> **Given exercise**
Look through the data below and say how many of its lines contain "chart", adding nothing else.

> **Source excerpt**
§
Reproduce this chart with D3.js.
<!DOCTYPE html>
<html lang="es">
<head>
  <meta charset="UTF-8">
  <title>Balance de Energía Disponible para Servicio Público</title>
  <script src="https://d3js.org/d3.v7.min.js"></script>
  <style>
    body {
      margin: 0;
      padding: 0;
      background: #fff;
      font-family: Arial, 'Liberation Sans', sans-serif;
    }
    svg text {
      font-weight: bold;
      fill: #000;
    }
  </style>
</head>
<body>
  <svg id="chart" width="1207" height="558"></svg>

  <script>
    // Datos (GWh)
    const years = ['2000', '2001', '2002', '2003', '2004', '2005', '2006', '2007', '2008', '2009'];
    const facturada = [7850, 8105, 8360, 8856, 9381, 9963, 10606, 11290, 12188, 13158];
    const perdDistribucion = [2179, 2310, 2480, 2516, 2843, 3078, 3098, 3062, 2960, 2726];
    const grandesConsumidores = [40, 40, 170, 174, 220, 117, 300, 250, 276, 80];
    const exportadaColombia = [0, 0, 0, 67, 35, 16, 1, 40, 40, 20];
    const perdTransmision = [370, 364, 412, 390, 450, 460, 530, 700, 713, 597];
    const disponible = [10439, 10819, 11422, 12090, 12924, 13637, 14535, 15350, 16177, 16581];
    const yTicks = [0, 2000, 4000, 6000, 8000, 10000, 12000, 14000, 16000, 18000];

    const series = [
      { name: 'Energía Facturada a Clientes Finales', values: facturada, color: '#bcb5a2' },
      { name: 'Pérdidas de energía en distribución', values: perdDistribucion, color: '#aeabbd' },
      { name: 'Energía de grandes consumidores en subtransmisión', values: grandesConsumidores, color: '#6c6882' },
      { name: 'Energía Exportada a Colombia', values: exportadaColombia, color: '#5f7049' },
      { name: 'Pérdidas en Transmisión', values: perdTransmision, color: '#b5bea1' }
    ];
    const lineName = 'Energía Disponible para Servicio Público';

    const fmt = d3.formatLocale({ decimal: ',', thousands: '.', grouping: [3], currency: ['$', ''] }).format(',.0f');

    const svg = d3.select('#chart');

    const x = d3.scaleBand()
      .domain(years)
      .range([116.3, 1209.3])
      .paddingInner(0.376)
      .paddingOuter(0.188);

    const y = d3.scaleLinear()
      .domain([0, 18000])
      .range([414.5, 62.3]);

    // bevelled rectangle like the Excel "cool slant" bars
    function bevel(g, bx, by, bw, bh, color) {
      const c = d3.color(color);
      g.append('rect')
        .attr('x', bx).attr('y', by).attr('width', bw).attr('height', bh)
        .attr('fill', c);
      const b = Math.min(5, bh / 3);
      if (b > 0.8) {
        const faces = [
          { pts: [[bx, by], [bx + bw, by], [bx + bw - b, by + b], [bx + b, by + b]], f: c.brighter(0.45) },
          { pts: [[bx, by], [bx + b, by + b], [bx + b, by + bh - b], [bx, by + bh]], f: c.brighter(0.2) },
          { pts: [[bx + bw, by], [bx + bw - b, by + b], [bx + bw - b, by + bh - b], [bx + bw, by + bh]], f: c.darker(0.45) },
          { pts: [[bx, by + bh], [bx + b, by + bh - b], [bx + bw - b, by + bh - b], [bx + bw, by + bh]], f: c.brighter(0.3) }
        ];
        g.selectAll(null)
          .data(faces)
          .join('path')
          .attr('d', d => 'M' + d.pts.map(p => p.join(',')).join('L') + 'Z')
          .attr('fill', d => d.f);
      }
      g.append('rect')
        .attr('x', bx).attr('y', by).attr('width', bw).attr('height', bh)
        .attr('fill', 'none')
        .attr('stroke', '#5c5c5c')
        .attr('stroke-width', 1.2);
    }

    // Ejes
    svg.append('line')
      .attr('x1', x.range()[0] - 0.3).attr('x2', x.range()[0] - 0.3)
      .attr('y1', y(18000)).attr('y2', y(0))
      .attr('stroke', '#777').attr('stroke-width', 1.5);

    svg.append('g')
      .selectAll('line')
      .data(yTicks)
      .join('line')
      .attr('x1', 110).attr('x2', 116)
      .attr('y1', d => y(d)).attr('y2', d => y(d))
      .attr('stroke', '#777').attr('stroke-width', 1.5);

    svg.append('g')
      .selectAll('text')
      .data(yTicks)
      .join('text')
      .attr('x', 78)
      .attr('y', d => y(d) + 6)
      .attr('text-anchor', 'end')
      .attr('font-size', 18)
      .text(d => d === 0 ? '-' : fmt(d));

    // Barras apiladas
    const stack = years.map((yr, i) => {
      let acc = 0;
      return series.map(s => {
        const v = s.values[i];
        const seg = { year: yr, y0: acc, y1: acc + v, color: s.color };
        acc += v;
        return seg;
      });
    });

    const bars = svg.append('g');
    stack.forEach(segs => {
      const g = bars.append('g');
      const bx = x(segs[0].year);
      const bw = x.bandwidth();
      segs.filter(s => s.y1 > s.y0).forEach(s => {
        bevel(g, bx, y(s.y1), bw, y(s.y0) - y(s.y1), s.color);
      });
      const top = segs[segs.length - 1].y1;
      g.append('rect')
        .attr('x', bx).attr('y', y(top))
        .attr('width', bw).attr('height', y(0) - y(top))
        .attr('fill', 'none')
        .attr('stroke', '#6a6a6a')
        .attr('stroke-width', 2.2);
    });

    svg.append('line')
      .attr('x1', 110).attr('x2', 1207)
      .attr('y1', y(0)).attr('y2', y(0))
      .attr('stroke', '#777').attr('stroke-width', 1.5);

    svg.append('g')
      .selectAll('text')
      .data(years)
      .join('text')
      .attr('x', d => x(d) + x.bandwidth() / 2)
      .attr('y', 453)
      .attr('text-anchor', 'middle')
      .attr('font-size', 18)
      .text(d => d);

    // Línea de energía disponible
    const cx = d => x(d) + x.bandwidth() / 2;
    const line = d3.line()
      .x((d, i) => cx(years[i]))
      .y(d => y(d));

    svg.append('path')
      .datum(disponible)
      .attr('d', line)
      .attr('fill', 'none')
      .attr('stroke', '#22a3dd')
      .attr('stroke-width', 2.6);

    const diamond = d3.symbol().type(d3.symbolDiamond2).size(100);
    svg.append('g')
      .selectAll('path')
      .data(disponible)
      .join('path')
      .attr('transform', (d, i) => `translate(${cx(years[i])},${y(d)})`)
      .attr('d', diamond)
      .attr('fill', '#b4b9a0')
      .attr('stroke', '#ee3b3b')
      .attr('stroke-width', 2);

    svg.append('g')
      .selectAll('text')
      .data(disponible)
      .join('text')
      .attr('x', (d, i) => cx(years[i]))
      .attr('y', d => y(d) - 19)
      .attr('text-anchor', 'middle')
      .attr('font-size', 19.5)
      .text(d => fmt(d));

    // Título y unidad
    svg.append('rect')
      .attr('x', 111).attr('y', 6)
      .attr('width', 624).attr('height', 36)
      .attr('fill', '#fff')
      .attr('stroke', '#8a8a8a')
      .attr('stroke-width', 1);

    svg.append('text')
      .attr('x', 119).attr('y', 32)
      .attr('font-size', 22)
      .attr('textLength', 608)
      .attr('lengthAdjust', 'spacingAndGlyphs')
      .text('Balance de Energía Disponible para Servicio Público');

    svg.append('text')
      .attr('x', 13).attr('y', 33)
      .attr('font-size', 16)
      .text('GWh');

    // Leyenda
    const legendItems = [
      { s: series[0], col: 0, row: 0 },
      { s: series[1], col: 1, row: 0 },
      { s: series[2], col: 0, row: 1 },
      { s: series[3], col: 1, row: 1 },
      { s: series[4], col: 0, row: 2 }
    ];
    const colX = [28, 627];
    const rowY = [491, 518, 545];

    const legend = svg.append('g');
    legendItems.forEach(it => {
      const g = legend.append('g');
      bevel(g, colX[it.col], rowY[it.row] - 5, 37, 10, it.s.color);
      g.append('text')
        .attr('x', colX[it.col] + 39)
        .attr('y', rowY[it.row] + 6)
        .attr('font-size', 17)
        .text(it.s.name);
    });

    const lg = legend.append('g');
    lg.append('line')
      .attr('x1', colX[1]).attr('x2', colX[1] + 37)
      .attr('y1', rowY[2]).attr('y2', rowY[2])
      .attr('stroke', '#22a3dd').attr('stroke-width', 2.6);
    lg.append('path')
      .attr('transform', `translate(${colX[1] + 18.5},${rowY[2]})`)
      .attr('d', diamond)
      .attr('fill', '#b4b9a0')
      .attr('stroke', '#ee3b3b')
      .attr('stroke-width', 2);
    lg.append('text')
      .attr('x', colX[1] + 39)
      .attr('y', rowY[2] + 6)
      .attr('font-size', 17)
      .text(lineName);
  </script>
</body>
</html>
§
> **Answer to the problem**
3